Con gli Stooges o senza, Iggy Pop è sempre stato un solitario, così tanto solitario che ha rifiutato per anni il Grammy Award alla carriera perché «odio quella gente». Insomma, compromessi zero. Non a caso nel 1990, dopo decenni di carriera, ormai già famoso in tutto il mondo, «passai l'inverno a gelare, in casa non avevo il riscaldamento». Però l'apparenza inganna e Every loser è molto più giovane di tanti dischi pubblicati da giovani che sono già vecchi. Chitarre nervose, batteria secca, pochi accordi, arrangiamenti a zero o quasi anche nel bel singolo Strung out Johnny, che sarebbe stato bene già nel disco Blah blah blah del 1986. Ovvio, Every loser non è un capolavoro, non è Lust for life del 1977 e meno male perché i dischi meravigliosi possono solo essere ricordati, non replicati. Ma è un piacere passare attraverso i controcori di New Atlantis e trovare nel riff di All the way down gli echi di un punk metallizato che da solo è il biglietto da visita di uno stile di vita. Per capire lo spirito di James Newell Osterberg Jr., nato nel Michigan nel 1947, detto Iggy perché nel 1963 suonava già la batteria negli Iguanas, basta ascoltare l'inizio di Frenzy e i primi versi di Morning show. Una schitarrata tagliente. E una voce che sembra Elvis alla centesima pillola. Tra graffi di chitarra e ballate da notte fonda, nelle canzoni di Every loser non c'è nulla che vada di moda, niente beat o autotune, e molto difficilmente le ascolterete alla radio, luogo che peraltro Iggy Pop ha frequentato raramente perché troppo ruvido il suo repertorio e troppo spigoloso il suo carattere per diventare «mainstream». Quando vide Jim Morrison con i Doors dal vivo alla Michigan University era il 1967 e allo scontroso James Osterberg venne voglia di trasformare anche lui il palco in una palestra di ossessioni, esagerazioni, oscenità.

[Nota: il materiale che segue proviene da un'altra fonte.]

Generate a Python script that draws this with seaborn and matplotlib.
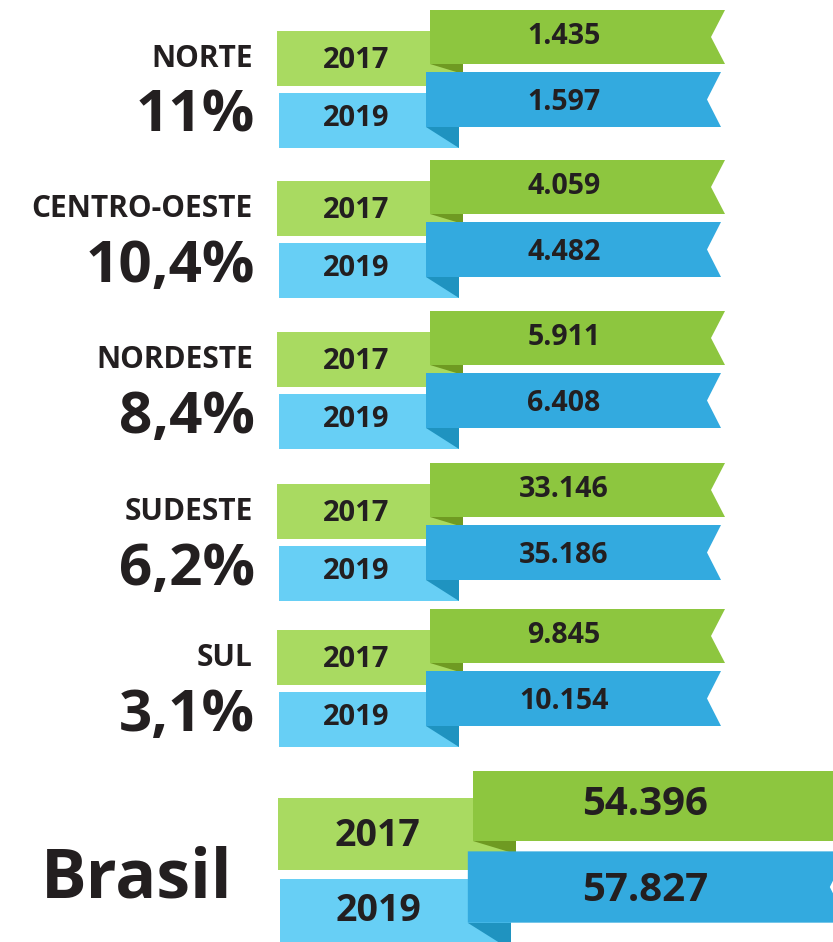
import numpy as np
import matplotlib.pyplot as plt
import seaborn as sns
from matplotlib.patches import Polygon

# data
regions = ["NORTE", "CENTRO-OESTE", "NORDESTE", "SUDESTE", "SUL"]
growth = [11.0, 10.4, 8.4, 6.2, 3.1]
values_2017 = [1435, 4059, 5911, 33146, 9845]
values_2019 = [1597, 4482, 6408, 35186, 10154]
years = ["2017", "2019"]
brasil_2017 = 54396
brasil_2019 = 57827

sns.set_theme(style="white")
plt.rcParams['font.family'] = ['Open Sans', 'DejaVu Sans']

GREEN = "#8dc63f"
GREEN_TAB = "#a9da61"
GREEN_DARK = "#6f9a22"
BLUE = "#33aadf"
BLUE_TAB = "#67cff5"
BLUE_DARK = "#1f93c0"
INK = "#231f20"


def fmt_num(v):
    return f"{v:,}".replace(",", ".")


def fmt_pct(v):
    s = f"{v:.1f}".replace(".", ",")
    if s.endswith(",0"):
        s = s[:-2]
    return s + "%"


def poly(ax, pts, color, z):
    ax.add_patch(Polygon(pts, closed=True, facecolor=color, edgecolor="none", zorder=z))


def ribbon(ax, x0, x1, y0, y1, notch, color, z):
    ym = (y0 + y1) / 2
    poly(ax, [(x0, y0), (x1, y0), (x1 - notch, ym), (x1, y1), (x0, y1)], color, z)


def block(ax, g, s, tab_x, rib_x, rib_w, notch, v17, v19, yfs, vfs, yx, vx):
    # s = scale of the block (1 for regions)
    h = 54 * s
    # tabs
    poly(ax, [(tab_x, g + 21 * s), (rib_x + 33 * s, g + 21 * s),
              (rib_x + 33 * s, g + 76 * s), (tab_x, g + 76 * s)], GREEN_TAB, 1)
    poly(ax, [(tab_x + 2, g + 83 * s), (rib_x + 29 * s, g + 83 * s),
              (rib_x + 29 * s, g + 138 * s), (tab_x + 2, g + 138 * s)], BLUE_TAB, 1)
    # folds
    poly(ax, [(rib_x, g + h), (rib_x + 33 * s, g + h), (rib_x + 33 * s, g + 64 * s)], GREEN_DARK, 2)
    poly(ax, [(rib_x - 4 * s, g + 117 * s), (rib_x + 29 * s, g + 117 * s),
              (rib_x + 29 * s, g + 138 * s)], BLUE_DARK, 2)
    # main ribbons
    ribbon(ax, rib_x, rib_x + rib_w, g, g + h, notch, GREEN, 3)
    ribbon(ax, rib_x - 4 * s, rib_x - 4 * s + rib_w, g + 62 * s, g + 117 * s, notch, BLUE, 4)
    # text
    ax.text(yx, g + 58 * s, years[0], ha="center", va="baseline", fontsize=yfs,
            fontweight="bold", color=INK, zorder=5)
    ax.text(yx, g + 116 * s, years[1], ha="center", va="baseline", fontsize=yfs,
            fontweight="bold", color=INK, zorder=5)
    ax.text(vx, g + 34 * s, fmt_num(v17), ha="center", va="baseline", fontsize=vfs,
            fontweight="bold", color=INK, zorder=5)
    ax.text(vx, g + 100 * s, fmt_num(v19), ha="center", va="baseline", fontsize=vfs,
            fontweight="bold", color=INK, zorder=5)


fig = plt.figure(figsize=(8.33, 9.42), dpi=100)
ax = fig.add_axes([0, 0, 1, 1])
ax.set_xlim(0, 833)
ax.set_ylim(942, 0)
ax.axis("off")

tops = [10, 160, 311, 463, 609]
for i, g in enumerate(tops):
    block(ax, g, 1.0, 277, 430, 295, 14, values_2017[i], values_2019[i], 21, 20.5, 356, 564)
    ax.text(253, g + 57, regions[i], ha="right", va="baseline", fontsize=21.5,
            fontweight="bold", color=INK)
    ax.text(255, g + 122, fmt_pct(growth[i]), ha="right", va="baseline", fontsize=42,
            fontweight="bold", color=INK)

# Brasil block
s = 70 / 54
gb = 771
block(ax, gb, s, 278, 473, 380, 18, brasil_2017, brasil_2019, 27, 29, 378, 645)
ax.text(233, 897, "Brasil", ha="right", va="baseline", fontsize=49,
        fontweight="bold", color=INK)

fig.savefig("out.png", dpi=100)
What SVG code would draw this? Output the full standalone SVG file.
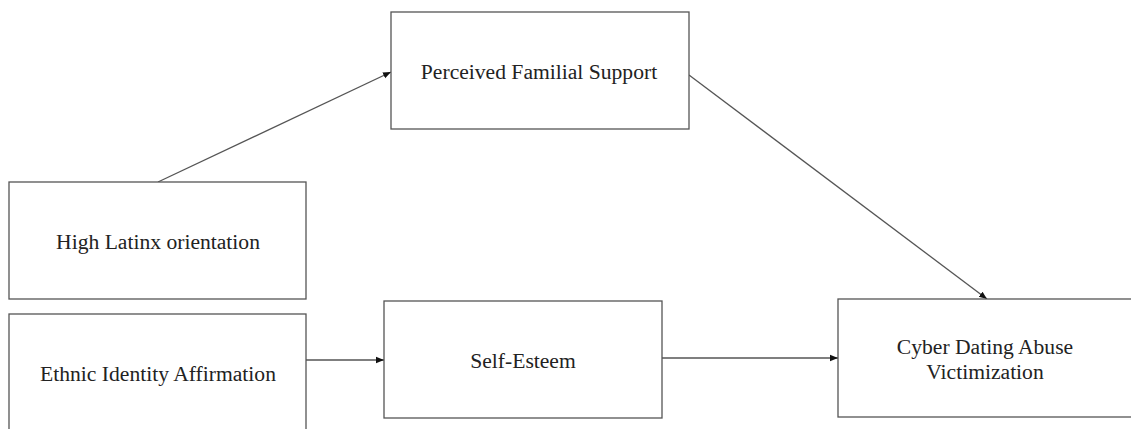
<svg xmlns="http://www.w3.org/2000/svg" width="1131" height="429" viewBox="0 0 1131 429">
<defs>
<style>
.box{fill:#fff;stroke:#555;stroke-width:1.3}
.lbl{font-family:"Liberation Serif","Times New Roman",serif;font-size:21.6px;fill:#222;text-anchor:middle}
.edge{stroke:#555;stroke-width:1.3;fill:none;marker-end:url(#ah)}
</style>
<marker id="ah" viewBox="0 0 10 10" refX="10" refY="5" markerWidth="8" markerHeight="8" markerUnits="userSpaceOnUse" orient="auto">
<path d="M0,1 L10,5 L0,9 z" fill="#111"/>
</marker>
</defs>
<rect width="1131" height="429" fill="#fff"/>
<g id="connectors">
<line class="edge" x1="158" y1="182" x2="391" y2="72"/>
<line class="edge" x1="689" y1="75" x2="987" y2="299"/>
<line class="edge" x1="306" y1="360" x2="384" y2="360"/>
<line class="edge" x1="662" y1="358" x2="838" y2="358"/>
</g>
<g id="n-perceived">
<rect class="box" x="391" y="12" width="298" height="117"/>
<text class="lbl" x="539" y="79">Perceived Familial  Support</text>
</g>
<g id="n-latinx">
<rect class="box" x="9" y="182" width="297" height="117"/>
<text class="lbl" x="158" y="249">High  Latinx orientation</text>
</g>
<g id="n-ethnic">
<rect class="box" x="9" y="314" width="297" height="130"/>
<text class="lbl" x="158" y="381">Ethnic Identity Affirmation</text>
</g>
<g id="n-selfesteem">
<rect class="box" x="384" y="301" width="278" height="117"/>
<text class="lbl" x="523" y="368">Self-Esteem</text>
</g>
<g id="n-cyber">
<rect class="box" x="838" y="299" width="300" height="118"/>
<text class="lbl" x="985" y="354">Cyber Dating Abuse</text>
<text class="lbl" x="985" y="379">Victimization</text>
</g>
</svg>
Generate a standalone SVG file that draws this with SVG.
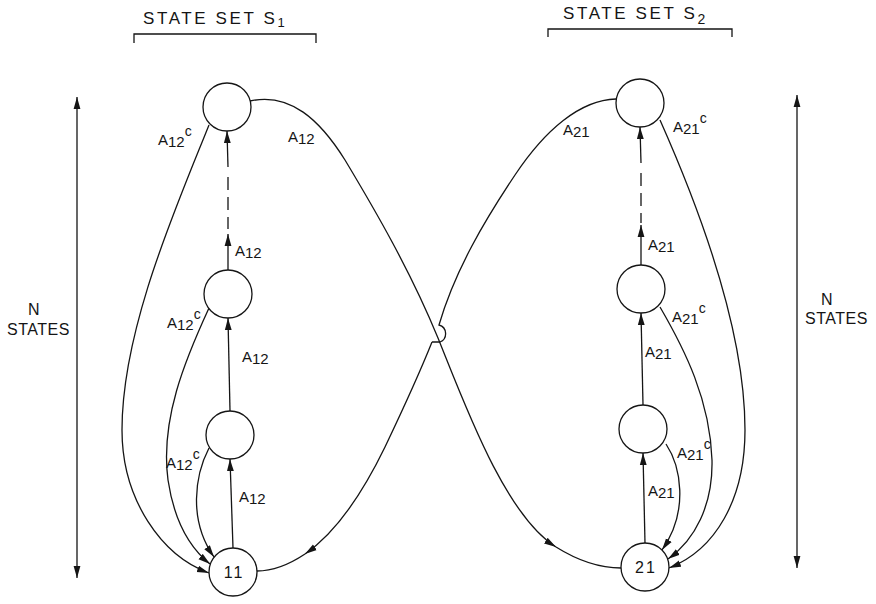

Prima con gli Stooges (epocale il disco Raw Power del 1973, clamoroso insuccesso rivalutato anni dopo) e poi da solo Iggy è sempre stato un animale da palcoscenico, un ossesso in preda alla musica, e talvolta non solo a quella. Ogni show era un rito tribale. Oggi dice che «non mi lancerò più dal palco» e forse ricorda quando nel 2010 si buttò in mezzo al pubblico alla Carnegie Hall di New York ma il pubblico si spostò e lui, paf!, finì con la faccia sul pavimento.

Comunque continua a essere «il ragazzo senza camicia che spacca» e non a caso il New York Times ha scritto che «orgogliosamente sboccato e arrabbiato in modo convincente, Iggy Pop si scaglia in tutte le direzioni». E lo fa insieme a Duff McKagan dei Guns N' Roses, al batterista dei Red Hot Chili Peppers Chad Smith, a Travis Barker dei Blink 182, Stone Gossard dei Pearl Jam, Josh Klinghoffer, Dave Navarro e a altri purosangue del rock muscoloso che danno al disco un suono compatto, ruvido, totalmente impopolare.

D'altronde uno che canta «non so come morire, non so come piangere» (in Modern day rip-off) non vuole mica essere popolare, ha soprattutto bisogno di sfogarsi.

Iggy Pop lo fa per la diciannovesima volta in un disco dopo averlo fatto ogni giorno per settantacinque anni in una vita senza binari che lo ha portato a essere «troppo traballante» per saltare dal palco ma non abbastanza per dare un altro calcio ai luoghi comuni.